In this study, the DNN and the SNN design used in the three retrieval schemes both produced the best results in terms of reproducing the observations bias and the atmospheric temperature and humidity profiles. The input layers of DNN and SNN used in the observation-bias correction have 15 neurons, which receive the observations of 15 channels of MWHTS, and the output layers have 15 neurons, which output the observation biases corresponding to the observations in the input layers. In the retrievals of the temperature and humidity profiles, the input layers of DNN and SNN also have 15 neurons, which receive the simulations or the observations of MWHTS; the output layers have 74 neurons, which output the temperature and humidity profiles.
For the hidden layers of DNN and SNN applied in the three retrieval schemes, the configurations of neurons, layers, and activation function were determined by extensive testing (CPU: Intel I5, 1.8 GHz; Memory: 16 GB; GPU: NVIDIA GeForce GTX 1060 6 GB). In the extensive testing, the trained DNN and SNN for the observation-bias correction were evaluated by the Root Mean Square Error (RMSE) between the predictions of the observation bias and the observation biases in the testing dataset, and the trained DNN and SNN for the retrieval of the temperature and humidity profiles were evaluated by the RMSE between the retrievals and the temperature and humidity profiles in the testing dataset.
In the three retrieval systems, one hidden layer for SNN and two hidden layers for DNN can ensure adequate training of the model in the extensive testing.
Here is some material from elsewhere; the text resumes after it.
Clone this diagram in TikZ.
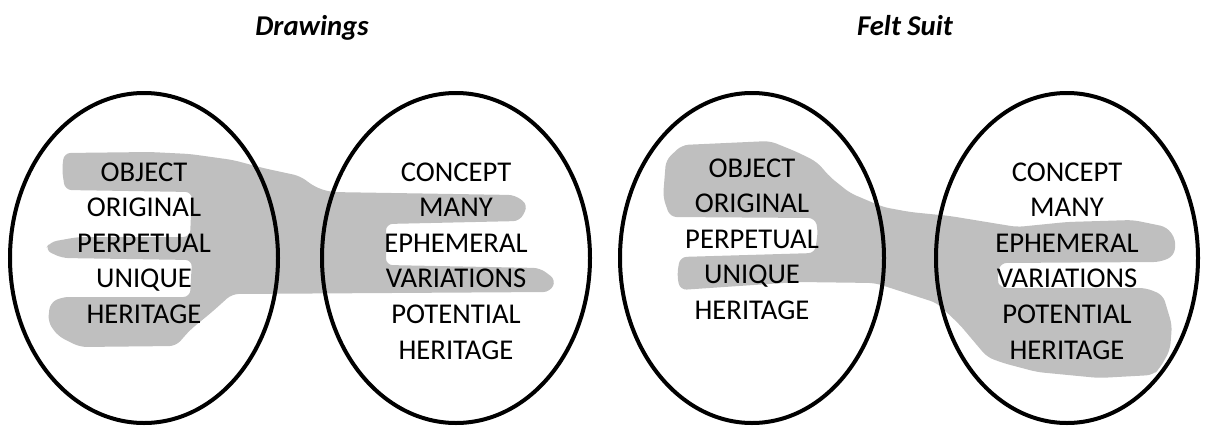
\documentclass[tikz,border=0pt]{standalone}
\usepackage{fontspec}
\setmainfont{Carlito}
\usepackage{tikz}

\begin{document}
\begin{tikzpicture}[x=0.75pt,y=-0.75pt,
  ring/.style={line width=3pt},
  blob/.style={fill=black!25,rounded corners=5pt},
  word/.style={anchor=base,inner sep=0pt,font=\fontsize{21.5}{26}\selectfont},
  heading/.style={anchor=base,inner sep=0pt,font=\fontsize{21.5}{26}\selectfont\bfseries\itshape}]
  \useasboundingbox (0,0) rectangle (1210,425);
  % headings
  \node[heading] (drawings) at (312,35) {Drawings};
  \node[heading] (feltsuit) at (905,35) {Felt Suit};
  % grey hand, drawings
  \fill[blob] (64,153) -- (150,152) -- (190,154) -- (233,160) -- (263,168)
    -- (300,176) -- (315,187) -- (330,192) -- (515,195) -- (528,205)
    -- (520,221) -- (386,224) -- (386,265) -- (540,268) -- (556,280)
    -- (550,292) -- (232,294) -- (212,312) -- (190,330) -- (176,346)
    -- (80,347) -- (58,336) -- (48,322) -- (50,303) -- (62,297)
    -- (190,297) -- (192,260) -- (62,258) -- (45,250) -- (50,242)
    -- (78,237) -- (190,237) -- (192,192) -- (65,190) -- (62,170) -- cycle;
  % grey hand, felt suit
  \fill[blob] (682,145) -- (770,141) -- (797,152) -- (817,162) -- (830,177)
    -- (850,193) -- (883,207) -- (910,212) -- (950,216) -- (1017,227)
    -- (1067,222) -- (1133,220) -- (1167,227) -- (1176,240) -- (1174,256)
    -- (1160,262) -- (1000,263) -- (997,280) -- (1000,288) -- (1146,288)
    -- (1163,295) -- (1172,325) -- (1170,350) -- (1160,368) -- (1153,375)
    -- (1099,378) -- (1037,372) -- (1003,363) -- (987,357) -- (960,325)
    -- (937,303) -- (875,283) -- (798,282) -- (680,290) -- (677,275)
    -- (680,257) -- (815,253) -- (818,230) -- (815,218) -- (670,217)
    -- (663,197) -- (666,160) -- cycle;
  % rings
  \draw[ring] (144,258) ellipse [x radius=134, y radius=165];
  \draw[ring] (456,258) ellipse [x radius=134, y radius=165];
  \draw[ring] (752,258) ellipse [x radius=132, y radius=165];
  \draw[ring] (1067,258) ellipse [x radius=131, y radius=165];
  % words
  \foreach \w [count=\i] in {OBJECT,ORIGINAL,PERPETUAL,UNIQUE,HERITAGE}
    \node[word] (dobj\i) at (144,181+35.6*\i-35.6) {\w};
  \foreach \w [count=\i] in {CONCEPT,MANY,EPHEMERAL,VARIATIONS,POTENTIAL,HERITAGE}
    \node[word] (dcon\i) at (456,181+35.6*\i-35.6) {\w};
  \foreach \w [count=\i] in {OBJECT,ORIGINAL,PERPETUAL,UNIQUE,HERITAGE}
    \node[word] (fobj\i) at (752,177+35.6*\i-35.6) {\w};
  \foreach \w [count=\i] in {CONCEPT,MANY,EPHEMERAL,VARIATIONS,POTENTIAL,HERITAGE}
    \node[word] (fcon\i) at (1067,181+35.6*\i-35.6) {\w};
\end{tikzpicture}
\end{document}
Then the Rectified Linear Unit (ReLU) was selected as the activation function in this study because it can overcome the problems of saturation and vanishing gradients [
26]. Moreover, compared with Leaky ReLU and sigmoid, DNN or SNN with ReLU can obtain the highest prediction accuracies in the three retrieval schemes. SNN was trained with a different number of neurons in the hidden layer, and the number of neurons increases from 5 to 50, one by one. However, DNN was trained with the number of neurons in the hidden layers; the number of neurons increases from 10 to 1000 in steps of 10, and the same number of neurons was used in both hidden layers. It can be found that small differences in the number of neurons in the hidden layer have a significant impact on the prediction accuracy of the SNN, while the impact on the DNN is small. Targeting the prediction accuracy of the neural network, the number of the hidden layer, the number of neurons in the hidden layers, and the activation function were determined by extensive testing for the three retrieval schemes listed in
Table 2 and
Table 3. In addition to that, it is important to avoid overfitting in the training. Early stopping can terminate training before overfitting occurs, which split the training dataset and use a subset (20%) as a validation dataset to monitor the performance of NN in the training. An arbitrary maximum number of training epochs is specified, and the training will be terminated if the loss on the validation dataset does not change over a given number of epochs (i.e., patience). The maximum numbers of epochs and the patience for DNN and SNN used in the three retrieval schemes were 2000 and 100, respectively.